A false plot and no assassination attempt

In the end, there was no assassination plot against President Carter at all. The book "Hunting the Presidents" quotes FBI agent Tom Shield as saying, "We conducted an investigation and have satisfied ourselves that such [a plot] did not occur." Secret Service agent Jack Warner supported this conclusion, chiming in, "At this point we don't believe his [Raymond Lee Harvey's] story. Our investigation shows no evidence of a conspiracy. It sounds like the type of thing we get all the time." And so Harvey, the shotgun case and three shells in the hotel room, stories of rooftop snipers and starter pistol distractions, and weird name linkages between people involved: none of it was connected or meant anything whatsoever. 

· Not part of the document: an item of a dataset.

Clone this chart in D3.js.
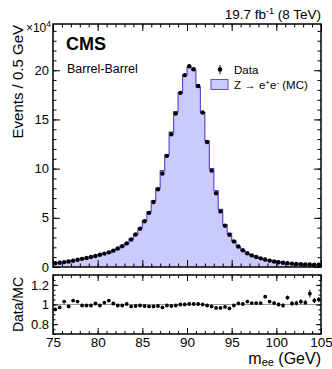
<!DOCTYPE html>
<html>
<head>
<meta charset="utf-8">
<script src="https://cdn.jsdelivr.net/npm/d3@7"></script>
<style>
  body { margin: 0; background: #fff; }
  text { font-family: "Liberation Sans", Arial, sans-serif; }
</style>
</head>
<body>
<div id="chart"></div>
<script>
// m_ee binning: 0.5 GeV bins from 75 to 105 GeV
const binStart = 75;
const binWidth = 0.5;

// events per bin, in units of 10^4
const dataEvents = [
    0.38, 0.43, 0.50, 0.56, 0.64, 0.73, 0.83, 0.92, 1.02, 1.12,
    1.24, 1.36, 1.49, 1.66, 1.88, 2.12, 2.40, 2.80, 3.30, 3.90,
    4.65, 5.50, 6.60, 7.90, 9.50, 11.3, 13.5, 15.6, 17.7, 19.5,
    20.4, 20.1, 18.4, 15.7, 12.7, 9.80, 7.50, 5.65, 4.20, 3.28,
    2.60, 2.08, 1.70, 1.40, 1.18, 1.01, 0.88, 0.76, 0.65, 0.56,
    0.49, 0.43, 0.38, 0.34, 0.31, 0.29, 0.27, 0.25, 0.24, 0.23
];
const mcEvents = [
    0.40, 0.44, 0.49, 0.57, 0.62, 0.71, 0.84, 0.93, 1.03, 1.11,
    1.25, 1.33, 1.43, 1.64, 1.90, 2.14, 2.39, 2.86, 3.35, 3.94,
    4.72, 5.61, 6.73, 8.02, 9.79, 11.4, 13.7, 15.8, 17.7, 19.5,
    20.3, 20.0, 18.3, 15.7, 12.8, 10.0, 7.77, 5.85, 4.31, 3.42,
    2.63, 2.06, 1.69, 1.36, 1.16, 1.00, 0.87, 0.70, 0.63, 0.55,
    0.49, 0.43, 0.36, 0.34, 0.31, 0.28, 0.27, 0.23, 0.23, 0.22
];
const ratio = [
    0.95, 0.97, 1.03, 0.98, 1.04, 1.03, 0.99, 0.99, 0.99, 1.01,
    0.99, 1.02, 1.04, 1.01, 0.99, 0.99, 1.005, 0.98, 0.985, 0.99,
    0.985, 0.98, 0.98, 0.985, 0.97, 0.99, 0.985, 0.99, 1.0, 1.0,
    1.005, 1.005, 1.005, 1.0, 0.99, 0.98, 0.965, 0.965, 0.975, 0.96,
    0.99, 1.01, 1.005, 1.03, 1.015, 1.015, 1.015, 1.08, 1.03, 1.015,
    1.0, 0.99, 1.07, 1.01, 1.015, 1.03, 1.02, 1.11, 1.04, 1.05
];
const ratioErr = [
    0.016, 0.015, 0.014, 0.013, 0.012, 0.011, 0.010, 0.010, 0.009, 0.009,
    0.008, 0.008, 0.008, 0.007, 0.007, 0.006, 0.006, 0.005, 0.005, 0.005,
    0.004, 0.004, 0.004, 0.003, 0.003, 0.003, 0.003, 0.003, 0.003, 0.003,
    0.003, 0.003, 0.003, 0.003, 0.003, 0.003, 0.004, 0.004, 0.005, 0.005,
    0.006, 0.007, 0.008, 0.009, 0.010, 0.011, 0.012, 0.014, 0.015, 0.016,
    0.018, 0.019, 0.020, 0.022, 0.023, 0.024, 0.025, 0.040, 0.026, 0.027
];

const xTicks = [75, 80, 85, 90, 95, 100, 105];
const yTicks = [0, 5, 10, 15, 20];
const ratioTicks = [0.8, 1, 1.2];

function main() {
    let W = 332, H = 369;
    let left = 53, right = 321;
    let mainTop = 24, mainBottom = 267;
    let ratioTop = 275, ratioBottom = 334;

    let fillColor = "#cbcbfb";
    let lineColor = "#5b4fd2";

    let svg = d3.select("#chart").append("svg")
        .attr("width", W)
        .attr("height", H);

    let x = d3.scaleLinear().domain([75, 105]).range([left, right]);
    let y = d3.scaleLinear().domain([0, 24.7]).range([mainBottom, mainTop]);
    let yr = d3.scaleLinear().domain([0.7, 1.3]).range([ratioBottom, ratioTop]);

    let bins = dataEvents.map(function(d, i) {
        let lo = binStart + i * binWidth;
        return {lo: lo, mid: lo + binWidth / 2, data: d, mc: mcEvents[i], r: ratio[i], re: ratioErr[i]};
    });
    let steps = bins.map(b => [b.lo, b.mc]);
    steps.push([105, bins[bins.length - 1].mc]);

    // MC histogram
    svg.append("path")
        .datum(steps)
        .attr("fill", fillColor)
        .attr("d", d3.area()
            .curve(d3.curveStepAfter)
            .x(d => x(d[0]))
            .y0(y(0))
            .y1(d => y(d[1])));
    svg.append("path")
        .datum(steps)
        .attr("fill", "none")
        .attr("stroke", lineColor)
        .attr("stroke-width", 1.2)
        .attr("d", d3.line()
            .curve(d3.curveStepAfter)
            .x(d => x(d[0]))
            .y(d => y(d[1])));

    // data points
    svg.append("g")
        .selectAll("circle")
        .data(bins)
        .enter()
        .append("circle")
        .attr("cx", d => x(d.mid))
        .attr("cy", d => y(d.data))
        .attr("r", 2.2)
        .attr("fill", "black");

    // ratio panel
    svg.append("line")
        .attr("x1", left).attr("x2", right)
        .attr("y1", yr(1)).attr("y2", yr(1))
        .attr("stroke", "#9a9a9a")
        .attr("stroke-width", 1.2);

    let rg = svg.append("g");
    rg.selectAll("line")
        .data(bins)
        .enter()
        .append("line")
        .attr("x1", d => x(d.mid)).attr("x2", d => x(d.mid))
        .attr("y1", d => yr(d.r - d.re)).attr("y2", d => yr(d.r + d.re))
        .attr("stroke", "black")
        .attr("stroke-width", 1);
    rg.selectAll("circle")
        .data(bins)
        .enter()
        .append("circle")
        .attr("cx", d => x(d.mid))
        .attr("cy", d => yr(d.r))
        .attr("r", 1.9)
        .attr("fill", "black");

    // axes with inward ticks
    function drawAxis(axis, translate, values, size, fmt, fontSize, pad) {
        let g = svg.append("g")
            .attr("transform", translate)
            .call(axis.tickValues(values).tickSize(size).tickPadding(pad || 4).tickFormat(fmt));
        g.select(".domain").remove();
        g.selectAll("line").attr("stroke", "black").attr("stroke-width", 1);
        g.selectAll("text")
            .attr("fill", "black")
            .style("font-family", "'Liberation Sans', Arial, sans-serif")
            .style("font-size", fontSize + "px");
        return g;
    }
    let none = () => "";
    let minorX = d3.range(75, 106, 1);
    let minorY = d3.range(0, 25, 1);
    let minorR = d3.range(14, 27, 1).map(v => v / 20);

    // main panel
    drawAxis(d3.axisLeft(y), "translate(" + left + ",0)", yTicks, -7, d3.format("d"), 13);
    drawAxis(d3.axisLeft(y), "translate(" + left + ",0)", minorY, -3.5, none, 1);
    drawAxis(d3.axisRight(y), "translate(" + right + ",0)", yTicks, -7, none, 1);
    drawAxis(d3.axisRight(y), "translate(" + right + ",0)", minorY, -3.5, none, 1);
    drawAxis(d3.axisBottom(x), "translate(0," + mainBottom + ")", xTicks, -7, none, 1);
    drawAxis(d3.axisBottom(x), "translate(0," + mainBottom + ")", minorX, -3.5, none, 1);
    drawAxis(d3.axisTop(x), "translate(0," + mainTop + ")", xTicks, -7, none, 1);
    drawAxis(d3.axisTop(x), "translate(0," + mainTop + ")", minorX, -3.5, none, 1);

    // ratio panel
    let rfmt = d => d === 1 ? "1" : d3.format(".1f")(d);
    drawAxis(d3.axisLeft(yr), "translate(" + left + ",0)", ratioTicks, -5, rfmt, 13);
    drawAxis(d3.axisLeft(yr), "translate(" + left + ",0)", minorR, -2.5, none, 1);
    drawAxis(d3.axisRight(yr), "translate(" + right + ",0)", ratioTicks, -5, none, 1);
    drawAxis(d3.axisRight(yr), "translate(" + right + ",0)", minorR, -2.5, none, 1);
    drawAxis(d3.axisBottom(x), "translate(0," + ratioBottom + ")", xTicks, -6, d3.format("d"), 13.5, 3);
    drawAxis(d3.axisBottom(x), "translate(0," + ratioBottom + ")", minorX, -3, none, 1);
    drawAxis(d3.axisTop(x), "translate(0," + ratioTop + ")", xTicks, -6, none, 1);
    drawAxis(d3.axisTop(x), "translate(0," + ratioTop + ")", minorX, -3, none, 1);

    // frames
    svg.append("rect")
        .attr("x", left).attr("y", mainTop)
        .attr("width", right - left).attr("height", mainBottom - mainTop)
        .attr("fill", "none").attr("stroke", "black").attr("stroke-width", 1.5);
    svg.append("rect")
        .attr("x", left).attr("y", ratioTop)
        .attr("width", right - left).attr("height", ratioBottom - ratioTop)
        .attr("fill", "none").attr("stroke", "black").attr("stroke-width", 1.5);

    // labels
    let lumi = svg.append("text")
        .attr("x", right).attr("y", 19)
        .attr("text-anchor", "end")
        .attr("font-size", 13.5)
        .text("19.7 fb");
    lumi.append("tspan").attr("dy", -5).attr("font-size", 9).text("-1");
    lumi.append("tspan").attr("dy", 5).text(" (8 TeV)");

    svg.append("text")
        .attr("x", 66).attr("y", 50)
        .attr("font-size", 18).attr("font-weight", "bold")
        .text("CMS");
    svg.append("text")
        .attr("x", 67).attr("y", 73)
        .attr("font-size", 12.5)
        .text("Barrel-Barrel");

    let exp = svg.append("text")
        .attr("x", 51).attr("y", 32)
        .attr("text-anchor", "end")
        .attr("font-size", 12)
        .text("\u00d710");
    exp.append("tspan").attr("dy", -5).attr("font-size", 8.5).text("4");

    svg.append("text")
        .attr("transform", "translate(23,25) rotate(-90)")
        .attr("text-anchor", "end")
        .attr("font-size", 15)
        .text("Events / 0.5 GeV");
    svg.append("text")
        .attr("transform", "translate(23," + yr(1) + ") rotate(-90)")
        .attr("text-anchor", "middle")
        .attr("font-size", 14)
        .text("Data/MC");

    let xt = svg.append("text")
        .attr("x", right).attr("y", 364)
        .attr("text-anchor", "end")
        .attr("font-size", 16)
        .text("m");
    xt.append("tspan").attr("dy", 2).attr("font-size", 11).text("ee");
    xt.append("tspan").attr("dy", -2).text(" (GeV)");

    // legend
    svg.append("line")
        .attr("x1", 220).attr("x2", 220).attr("y1", 65).attr("y2", 74)
        .attr("stroke", "black").attr("stroke-width", 1);
    svg.append("circle")
        .attr("cx", 220).attr("cy", 69.5).attr("r", 2.3)
        .attr("fill", "black");
    svg.append("text")
        .attr("x", 234).attr("y", 74)
        .attr("font-size", 11.5)
        .text("Data");
    svg.append("rect")
        .attr("x", 211).attr("y", 79.5).attr("width", 17).attr("height", 10)
        .attr("fill", fillColor).attr("stroke", lineColor).attr("stroke-width", 1);
    let zl = svg.append("text")
        .attr("x", 234).attr("y", 89)
        .attr("font-size", 11.5)
        .text("Z \u2192 e");
    zl.append("tspan").attr("dy", -4).attr("font-size", 8).text("+");
    zl.append("tspan").attr("dy", 4).text("e");
    zl.append("tspan").attr("dy", -4).attr("font-size", 8).text("-");
    zl.append("tspan").attr("dy", 4).text(" (MC)");
}

main();
</script>
</body>
</html>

So why did Harvey paint a portrait of himself as a co-conspirator to assassinate the president? Maybe his own name inspired him. Coupled with his history of mental health issues, this might have been enough to drive him to self-destructive behavior. "Hunting the Presidents" also describes how some people target presidents for assassination out of nothing more complex than a vie to become famous.

A year after this 1979 non-spiracy, Carter had an eerie, quiet brush with a man who would actually try to end another president's life. While on his failed re-election campaign, Carter came within feet of John Hinckley Jr., per Dayton Daily News, who would later attempt to assassinate President Ronald Reagan. Hinckley apparently considered shooting Carter but backed out.